(Stored records)
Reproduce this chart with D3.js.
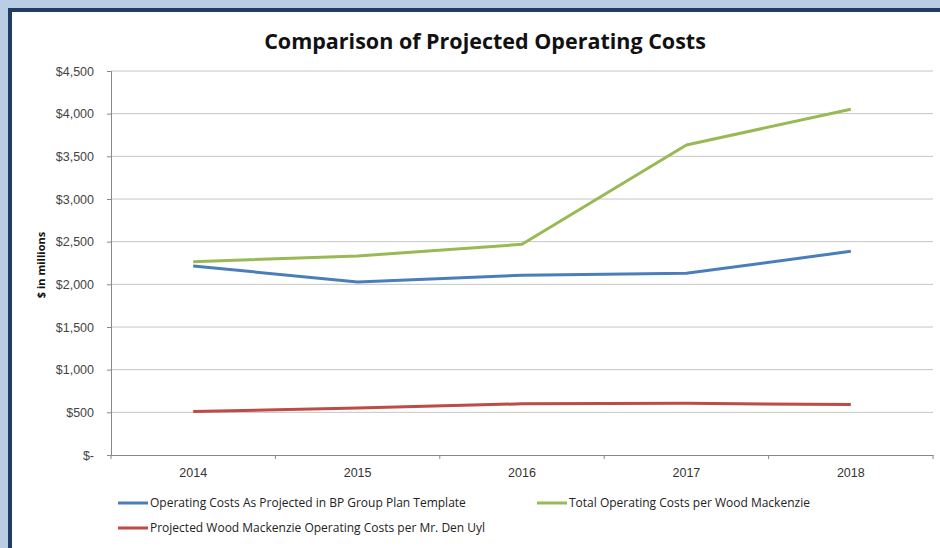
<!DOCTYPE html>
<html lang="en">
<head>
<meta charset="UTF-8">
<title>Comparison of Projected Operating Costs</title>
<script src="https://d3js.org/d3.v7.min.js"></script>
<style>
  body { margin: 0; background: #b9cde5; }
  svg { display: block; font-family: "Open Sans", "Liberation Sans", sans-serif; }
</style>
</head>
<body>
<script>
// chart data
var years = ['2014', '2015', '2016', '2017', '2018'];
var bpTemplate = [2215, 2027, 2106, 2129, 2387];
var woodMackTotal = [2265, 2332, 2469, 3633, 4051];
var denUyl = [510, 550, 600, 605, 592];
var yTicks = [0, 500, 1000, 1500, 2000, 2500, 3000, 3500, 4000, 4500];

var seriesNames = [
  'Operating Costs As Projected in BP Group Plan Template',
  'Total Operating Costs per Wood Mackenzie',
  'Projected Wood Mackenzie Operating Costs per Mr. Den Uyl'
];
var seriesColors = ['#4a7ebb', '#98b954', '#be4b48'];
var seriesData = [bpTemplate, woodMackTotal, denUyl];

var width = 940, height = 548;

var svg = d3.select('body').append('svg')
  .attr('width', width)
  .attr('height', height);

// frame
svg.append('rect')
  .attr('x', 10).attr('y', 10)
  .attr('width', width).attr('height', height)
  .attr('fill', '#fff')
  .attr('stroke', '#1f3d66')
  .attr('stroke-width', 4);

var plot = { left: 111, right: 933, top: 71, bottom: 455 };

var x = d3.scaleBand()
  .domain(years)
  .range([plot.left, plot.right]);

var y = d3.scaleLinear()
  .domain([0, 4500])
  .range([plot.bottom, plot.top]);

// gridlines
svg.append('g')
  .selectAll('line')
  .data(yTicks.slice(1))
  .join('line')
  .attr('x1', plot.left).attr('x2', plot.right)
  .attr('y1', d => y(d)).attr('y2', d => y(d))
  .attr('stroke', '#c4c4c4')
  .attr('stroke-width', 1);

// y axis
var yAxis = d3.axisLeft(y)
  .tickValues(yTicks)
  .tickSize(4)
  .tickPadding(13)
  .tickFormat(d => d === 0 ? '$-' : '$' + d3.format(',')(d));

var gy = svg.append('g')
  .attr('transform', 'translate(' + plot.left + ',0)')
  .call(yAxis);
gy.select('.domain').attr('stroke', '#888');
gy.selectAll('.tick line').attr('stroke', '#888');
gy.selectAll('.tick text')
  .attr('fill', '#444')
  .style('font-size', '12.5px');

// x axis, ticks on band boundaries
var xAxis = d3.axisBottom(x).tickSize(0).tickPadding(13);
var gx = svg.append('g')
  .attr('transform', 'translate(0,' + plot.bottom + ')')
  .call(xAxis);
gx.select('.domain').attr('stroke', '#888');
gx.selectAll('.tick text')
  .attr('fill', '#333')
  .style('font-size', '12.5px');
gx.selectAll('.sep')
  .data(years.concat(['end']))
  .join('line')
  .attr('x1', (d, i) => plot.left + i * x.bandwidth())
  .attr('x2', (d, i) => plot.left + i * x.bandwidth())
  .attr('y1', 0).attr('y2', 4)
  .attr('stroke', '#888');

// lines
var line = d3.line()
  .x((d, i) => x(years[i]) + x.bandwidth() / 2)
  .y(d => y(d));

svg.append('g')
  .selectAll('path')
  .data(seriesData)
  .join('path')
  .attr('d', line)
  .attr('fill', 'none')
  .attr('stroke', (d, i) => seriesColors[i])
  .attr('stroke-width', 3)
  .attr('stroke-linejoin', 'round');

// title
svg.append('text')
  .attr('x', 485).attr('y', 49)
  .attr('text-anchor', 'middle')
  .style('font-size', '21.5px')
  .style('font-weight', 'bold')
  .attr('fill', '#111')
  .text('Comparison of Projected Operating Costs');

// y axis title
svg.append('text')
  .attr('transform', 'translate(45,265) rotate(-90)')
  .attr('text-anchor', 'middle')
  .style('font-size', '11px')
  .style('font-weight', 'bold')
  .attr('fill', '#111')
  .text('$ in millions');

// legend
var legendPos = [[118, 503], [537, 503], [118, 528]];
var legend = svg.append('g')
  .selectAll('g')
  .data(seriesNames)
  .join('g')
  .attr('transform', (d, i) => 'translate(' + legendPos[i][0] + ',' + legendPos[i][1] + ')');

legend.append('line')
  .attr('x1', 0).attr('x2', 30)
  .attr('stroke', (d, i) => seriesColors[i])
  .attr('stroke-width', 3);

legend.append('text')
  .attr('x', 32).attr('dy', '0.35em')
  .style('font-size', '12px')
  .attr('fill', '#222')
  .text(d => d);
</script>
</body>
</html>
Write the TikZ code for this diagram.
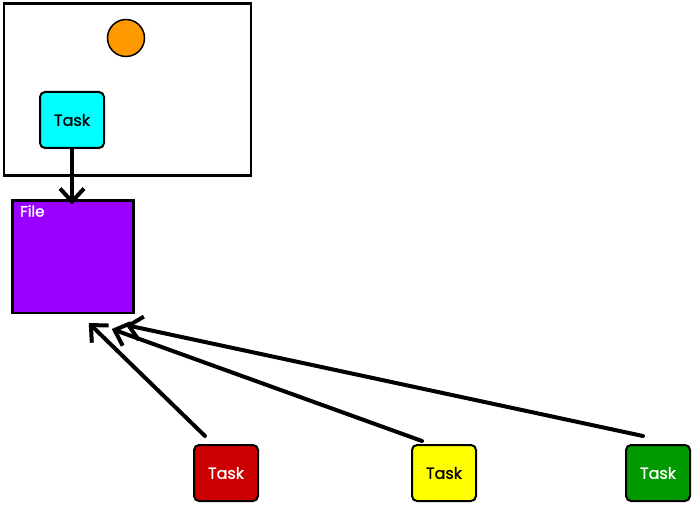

Task requirements — Show each line of the listing that holds the string "this".

The result —
Reproduce this chart with D3.js.
Write the TikZ code for this diagram.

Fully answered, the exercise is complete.